> _Task prompt_: Every line below should be copied exactly; drop the pictures.

> _Given data_:
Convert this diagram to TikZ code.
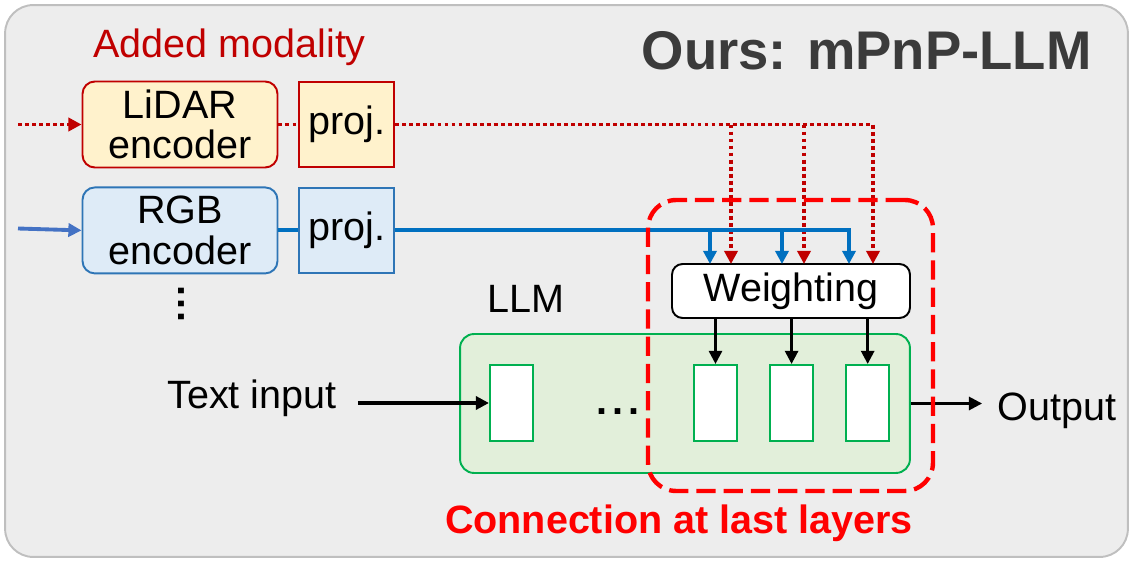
\documentclass[tikz,border=0pt]{standalone}
\usepackage{fontspec}
\setmainfont{Liberation Sans}
\usetikzlibrary{arrows.meta,positioning}

\definecolor{bggray}{HTML}{EDEDED}
\definecolor{bgborder}{HTML}{BFBFBF}
\definecolor{lidarred}{HTML}{C00000}
\definecolor{lidarfill}{HTML}{FFF2CC}
\definecolor{rgbblue}{HTML}{2E75B6}
\definecolor{rgbfill}{HTML}{DEEBF7}
\definecolor{rgbline}{HTML}{0070C0}
\definecolor{rgbin}{HTML}{4472C4}
\definecolor{llmgreen}{HTML}{00B050}
\definecolor{llmfill}{HTML}{E2EFDA}
\definecolor{titlegray}{HTML}{3B3B3B}
\definecolor{hotred}{HTML}{FF0000}

\begin{document}
\begin{tikzpicture}[x=0.02cm,y=-0.02cm,>={Triangle[length=7.5pt,width=7.5pt]},node distance=4mm,
    every node/.style={font=\fontsize{22.5}{23}\selectfont},
    enc/.style={rounded corners=7pt,line width=1.1pt,minimum width=3.9cm,minimum height=1.72cm,align=center,inner sep=0pt},
    projbox/.style={line width=1.1pt,minimum width=1.9cm,minimum height=1.7cm,inner sep=0pt},
    layer/.style={draw=llmgreen,fill=white,line width=1.2pt,minimum width=0.86cm,minimum height=1.52cm,inner sep=0pt},
    reddot/.style={draw=lidarred,line width=2.2pt,dash pattern=on 2.2pt off 1.8pt},
    blueline/.style={draw=rgbline,line width=2.2pt},
    lbl/.style={inner sep=0pt}]

    \useasboundingbox (0,0) rectangle (1134,561);

    % background panel
    \node[draw=bgborder,fill=bggray,line width=1.1pt,rounded corners=16pt,
          minimum width=22.46cm,minimum height=11.04cm] (frame) at (566.5,281) {};

    % titles
    \node[lbl,anchor=base east,text=titlegray,font=\fontsize{31}{31}\selectfont\bfseries] (title) at (1092,70) {Ours: mPnP-LLM};
    \node[lbl,anchor=base west,text=lidarred] (added) at (93,57) {Added modality};

    % the LLM and its layers
    \node[draw=llmgreen,fill=llmfill,line width=1.1pt,rounded corners=8pt,
          minimum width=9cm,minimum height=2.78cm] (llm) at (685,403.5) {};
    \node[lbl,anchor=base west] (llmlabel) at (487,312) {LLM};
    \node[layer] (l1) at (511.5,403) {};
    \node[layer] (l2) at (715.5,403) {};
    \node[layer] (l3) [right=0.62cm of l2] {};
    \node[layer] (l4) [right=0.62cm of l3] {};
    \node[font=\fontsize{22.5}{23}\selectfont\bfseries] (hdots) at (618,412) {.\kern3pt.\kern3pt.};

    % weighting block
    \node[draw,fill=white,line width=1.1pt,rounded corners=6pt,
          minimum width=4.76cm,minimum height=1.08cm] (weight) at (791,291) {Weighting};

    % encoders
    \node[enc,draw=lidarred,fill=lidarfill]             (lidar) at (180,124.5) {LiDAR\\encoder};
    \node[projbox,draw=lidarred,fill=lidarfill]         (lproj) [right=of lidar] {proj.};
    \node[enc,draw=rgbblue,fill=rgbfill]                (rgb)   [below=0.36cm of lidar] {RGB\\encoder};
    \node[projbox,draw=rgbblue,fill=rgbfill]            (rproj) [right=of rgb] {proj.};
    \node[rotate=-90,font=\fontsize{22.5}{23}\selectfont\bfseries] (vdots) at (181,304) {.\kern1.2pt.\kern1.2pt.};

    % inputs and output
    \node[lbl,anchor=base west] (txt) at (167,408) {Text input};
    \node[lbl,anchor=base west] (out) at (997,420) {Output};

    \coordinate (lidarin) at (18,124.5);
    \coordinate (rgbcin)  at (18,228.5);
    \coordinate (wb1) at (710,264);
    \coordinate (wr1) at (731,264);
    \coordinate (wb2) at (782,264);
    \coordinate (wr2) at (804,264);
    \coordinate (wb3) at (849,264);
    \coordinate (wr3) at (873,264);

    % modality streams
    \draw[reddot,->] (lidarin) -- (lidar.west);
    \draw[reddot] (lidar.east) -- (lproj.west);
    \draw[reddot,->] (lproj.east) -| (wr3);
    \draw[reddot,->] (lproj.east -| wr1) -- (wr1);
    \draw[reddot,->] (lproj.east -| wr2) -- (wr2);

    \draw[rgbin,line width=2.2pt,->] (rgbcin) -- (rgb.west);
    \draw[blueline] (rgb.east) -- (rproj.west);
    \draw[blueline,->] (rproj.east) -| (wb3);
    \draw[blueline,->] (rproj.east -| wb1) -- (wb1);
    \draw[blueline,->] (rproj.east -| wb2) -- (wb2);

    \draw[line width=1.5pt,->] (weight.south -| l2.north) -- (l2.north);
    \draw[line width=1.5pt,->] (weight.south -| l3.north) -- (l3.north);
    \draw[line width=1.5pt,->] (weight.south -| l4.north) -- (l4.north);

    \draw[line width=1.9pt,->,shorten <=12pt] (txt.east |- l1.west) -- (l1.west);
    \draw[line width=1.5pt,->,shorten >=8.5pt] (llm.east) -- (llm.east -| out.west);

    % connection region
    \node[draw=hotred,line width=2.5pt,dash pattern=on 11pt off 4.5pt,rounded corners=16pt,
          minimum width=5.7cm,minimum height=5.82cm] (last) at (790.5,345.5) {};
    \node[lbl,anchor=base,text=hotred,font=\fontsize{22.5}{23}\selectfont\bfseries] (conn) at (679,533) {Connection at last layers};

\end{tikzpicture}
\end{document}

> _The response_:
Convert this diagram to TikZ code.
\documentclass[tikz,border=0pt]{standalone}
\usepackage{fontspec}
\setmainfont{Liberation Sans}
\usetikzlibrary{arrows.meta,positioning}

\definecolor{bggray}{HTML}{EDEDED}
\definecolor{bgborder}{HTML}{BFBFBF}
\definecolor{lidarred}{HTML}{C00000}
\definecolor{lidarfill}{HTML}{FFF2CC}
\definecolor{rgbblue}{HTML}{2E75B6}
\definecolor{rgbfill}{HTML}{DEEBF7}
\definecolor{rgbline}{HTML}{0070C0}
\definecolor{rgbin}{HTML}{4472C4}
\definecolor{llmgreen}{HTML}{00B050}
\definecolor{llmfill}{HTML}{E2EFDA}
\definecolor{titlegray}{HTML}{3B3B3B}
\definecolor{hotred}{HTML}{FF0000}

\begin{document}
\begin{tikzpicture}[x=0.02cm,y=-0.02cm,>={Triangle[length=7.5pt,width=7.5pt]},node distance=4mm,
    every node/.style={font=\fontsize{22.5}{23}\selectfont},
    enc/.style={rounded corners=7pt,line width=1.1pt,minimum width=3.9cm,minimum height=1.72cm,align=center,inner sep=0pt},
    projbox/.style={line width=1.1pt,minimum width=1.9cm,minimum height=1.7cm,inner sep=0pt},
    layer/.style={draw=llmgreen,fill=white,line width=1.2pt,minimum width=0.86cm,minimum height=1.52cm,inner sep=0pt},
    reddot/.style={draw=lidarred,line width=2.2pt,dash pattern=on 2.2pt off 1.8pt},
    blueline/.style={draw=rgbline,line width=2.2pt},
    lbl/.style={inner sep=0pt}]

    \useasboundingbox (0,0) rectangle (1134,561);

    % background panel
    \node[draw=bgborder,fill=bggray,line width=1.1pt,rounded corners=16pt,
          minimum width=22.46cm,minimum height=11.04cm] (frame) at (566.5,281) {};

    % titles
    \node[lbl,anchor=base east,text=titlegray,font=\fontsize{31}{31}\selectfont\bfseries] (title) at (1092,70) {Ours: mPnP-LLM};
    \node[lbl,anchor=base west,text=lidarred] (added) at (93,57) {Added modality};

    % the LLM and its layers
    \node[draw=llmgreen,fill=llmfill,line width=1.1pt,rounded corners=8pt,
          minimum width=9cm,minimum height=2.78cm] (llm) at (685,403.5) {};
    \node[lbl,anchor=base west] (llmlabel) at (487,312) {LLM};
    \node[layer] (l1) at (511.5,403) {};
    \node[layer] (l2) at (715.5,403) {};
    \node[layer] (l3) [right=0.62cm of l2] {};
    \node[layer] (l4) [right=0.62cm of l3] {};
    \node[font=\fontsize{22.5}{23}\selectfont\bfseries] (hdots) at (618,412) {.\kern3pt.\kern3pt.};

    % weighting block
    \node[draw,fill=white,line width=1.1pt,rounded corners=6pt,
          minimum width=4.76cm,minimum height=1.08cm] (weight) at (791,291) {Weighting};

    % encoders
    \node[enc,draw=lidarred,fill=lidarfill]             (lidar) at (180,124.5) {LiDAR\\encoder};
    \node[projbox,draw=lidarred,fill=lidarfill]         (lproj) [right=of lidar] {proj.};
    \node[enc,draw=rgbblue,fill=rgbfill]                (rgb)   [below=0.36cm of lidar] {RGB\\encoder};
    \node[projbox,draw=rgbblue,fill=rgbfill]            (rproj) [right=of rgb] {proj.};
    \node[rotate=-90,font=\fontsize{22.5}{23}\selectfont\bfseries] (vdots) at (181,304) {.\kern1.2pt.\kern1.2pt.};

    % inputs and output
    \node[lbl,anchor=base west] (txt) at (167,408) {Text input};
    \node[lbl,anchor=base west] (out) at (997,420) {Output};

    \coordinate (lidarin) at (18,124.5);
    \coordinate (rgbcin)  at (18,228.5);
    \coordinate (wb1) at (710,264);
    \coordinate (wr1) at (731,264);
    \coordinate (wb2) at (782,264);
    \coordinate (wr2) at (804,264);
    \coordinate (wb3) at (849,264);
    \coordinate (wr3) at (873,264);

    % modality streams
    \draw[reddot,->] (lidarin) -- (lidar.west);
    \draw[reddot] (lidar.east) -- (lproj.west);
    \draw[reddot,->] (lproj.east) -| (wr3);
    \draw[reddot,->] (lproj.east -| wr1) -- (wr1);
    \draw[reddot,->] (lproj.east -| wr2) -- (wr2);

    \draw[rgbin,line width=2.2pt,->] (rgbcin) -- (rgb.west);
    \draw[blueline] (rgb.east) -- (rproj.west);
    \draw[blueline,->] (rproj.east) -| (wb3);
    \draw[blueline,->] (rproj.east -| wb1) -- (wb1);
    \draw[blueline,->] (rproj.east -| wb2) -- (wb2);

    \draw[line width=1.5pt,->] (weight.south -| l2.north) -- (l2.north);
    \draw[line width=1.5pt,->] (weight.south -| l3.north) -- (l3.north);
    \draw[line width=1.5pt,->] (weight.south -| l4.north) -- (l4.north);

    \draw[line width=1.9pt,->,shorten <=12pt] (txt.east |- l1.west) -- (l1.west);
    \draw[line width=1.5pt,->,shorten >=8.5pt] (llm.east) -- (llm.east -| out.west);

    % connection region
    \node[draw=hotred,line width=2.5pt,dash pattern=on 11pt off 4.5pt,rounded corners=16pt,
          minimum width=5.7cm,minimum height=5.82cm] (last) at (790.5,345.5) {};
    \node[lbl,anchor=base,text=hotred,font=\fontsize{22.5}{23}\selectfont\bfseries] (conn) at (679,533) {Connection at last layers};

\end{tikzpicture}
\end{document}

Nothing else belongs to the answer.